A Man of Unique Experiences

Jul 18, 2014 | John Guthrie Ford Articles

by John Guthrie Ford
Byrd Lee Minter holds a string of ducks, and his dog has a dog in its mouth.

Byrd Lee Minter is shown with a ‘duck hunting buddy’ after a circa 1950s hunt.

Byrd Lee Minter: eight year old charter “captain” (rowboat), teenage duck guide/ businessman, spectator to a football field covered by waterfowl, transporter of a Texas fishing boat across a Mexican desert, and first to charter offshore from Port Aransas; a man definitely born under the Unique Experiences Star.

Some people, like the fellow in this article, are magnets for the unique and unusual. If the stars do influence things, then Byrd Lee Minter (1906-1997) was born under the Unique Experiences Star.

Byrd had some Huck Finn and Tom Sawyer DNA. Like Tom’s station in life, Byrd’s Aransas Pass family had resources allowing him to follow up on his Huckleberry adventures. The flights of ducks that blackened the sky over Redfish Bay intrigued young Byrd, and soon he was crouched down in duck blinds trying to call wily pintails to the decoys. He learned quickly, and in his teens started a duck guide business, carrying his hunters to the flats aboard one of his father’s shrimp boats.

Two decades later, Minter’s waterfowl business was a going affair. In 1946, the weather preceding the start of duck season was still unseasonably warm, and there were few ducks in the area; so few, that Byrd got on the horn and called his parties and canceled the opening day hunt. With his time freed up, Byrd went to the night football game in Aransas Pass to see the Panthers play.

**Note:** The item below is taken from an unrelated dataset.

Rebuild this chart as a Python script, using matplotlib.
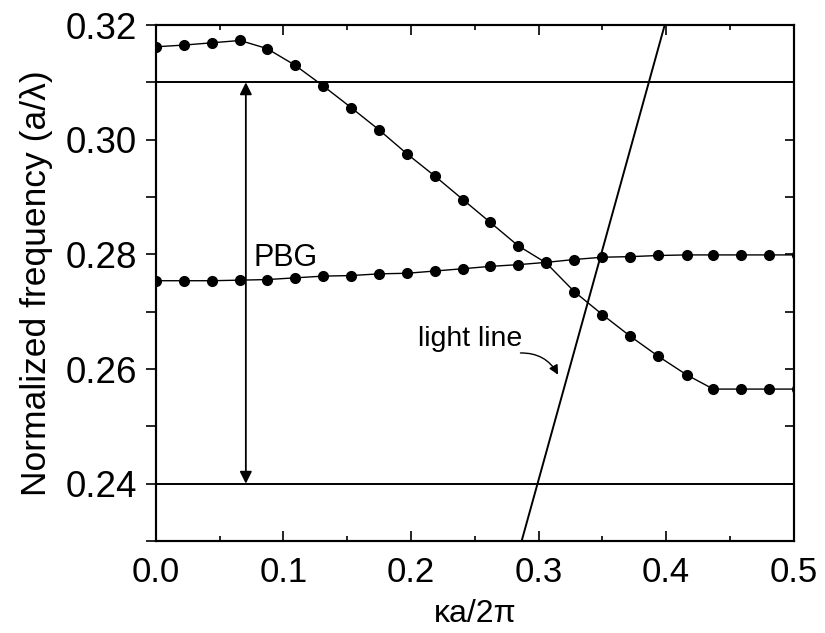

It began to rain, and then the wind turned and howled like a banshee. The fall’s first norther had arrived with a vengeance, pushing in front of it thousands of ducks helter-skelter. The stadium’s brightly lighted field must have been a beacon of salvation to the exhausted airborne birds, because they began landing on the field in droves. So many came in, and stayed down, that the game had to be called! Byrd hurried home and contacted his hunters, telling them to come on down. Everyone had record hunts the next few days (in R.K. Sawyer’s “A Hundred Years of Texas Waterfowl Hunting.”)

That Minter started a hunting business in his teens is perhaps eclipsed by him getting a nickel to take classmates fishing in his rowboat when he was eight. Byrd’s intrigue with fishing led to an insatiable desire to fish offshore, specifically for billfish (sailfish and marlin). However, in the 1920s and ‘30s no one in Aransas Pass or Port Aransas went offshore. There was concern about sailing out of sight of land, and besides, the fishing action was tarpon in the Aransas Pass waterway — Byrd captained “Olita,” a large tarpon boat, for G.A.C. Halff, a wealthy San Antonian.

Byrd would not give up on his billfish passion. He discovered that there was superior billfishing at Guaymas, Mexico, on the Sea of Cortez, but he was stymied how to get there and fish enough to learn the art and science of billfishing. That is when Haiff stepped in. He told Byrd he would bankroll the project if Byrd could get “Olita” to Guaymas — that way Halff could come down and fish in his own boat. Minter jumped at the chance.

Byrd Lee Minter's boat next to a saguaro cactus.

Byrd Minter towed the Port Aransas fishing boat, Olita, pictured here, through the Sonoran Desert.

Byrd had a heavy-duty trailer fabricated for “Olita,” and in April of 1939 he headed out on the 1,300 mile adventure to Guaymas. On arrival, Byrd fished almost daily for the plentiful sailfish and marlin. Halff came down and Byrd showed him what he was learning. In late June, Minter towed “Olita” back to Port Aransas.

By then, boat builder James Albert Farley Jr. of Aransas Pass had finished Byrd’s offshore boat “Lucile.” In August 1939, Byrd fished two sports writers offshore and returned with six sailfish, for what many believe was the first offshore charter from the Port Aransas docks.

Mark Creighton contributed substantially to the research on this topic. First published in the Port Aransas South Jetty December 5, 2013.

John Guthrie Ford

John Guthrie Ford, smiling.(1944 – 2018) A founding member of the Port Aransas Historical and Preservation Association, John Guthrie Ford’s love of the Texas coast brought him to specializing in the life and times of the Port Aransas (Mustang Island) area.

Ford authored several books about the history of Port Aransas, transcribed the Mercer Logs, was responsible for multiple exhibits at the Port Aransas Museum and was an interviewer for many of the oral histories for for the PAPHA archives.

Ford also wrote a history column for the Port Aransas South Jetty, called History Corner, and wrote historical articles for the Port Aransas Museum newsletter starting in 2007.

The Dr. John Guthrie Ford History Award is presented by PAPHA for historical scholarship.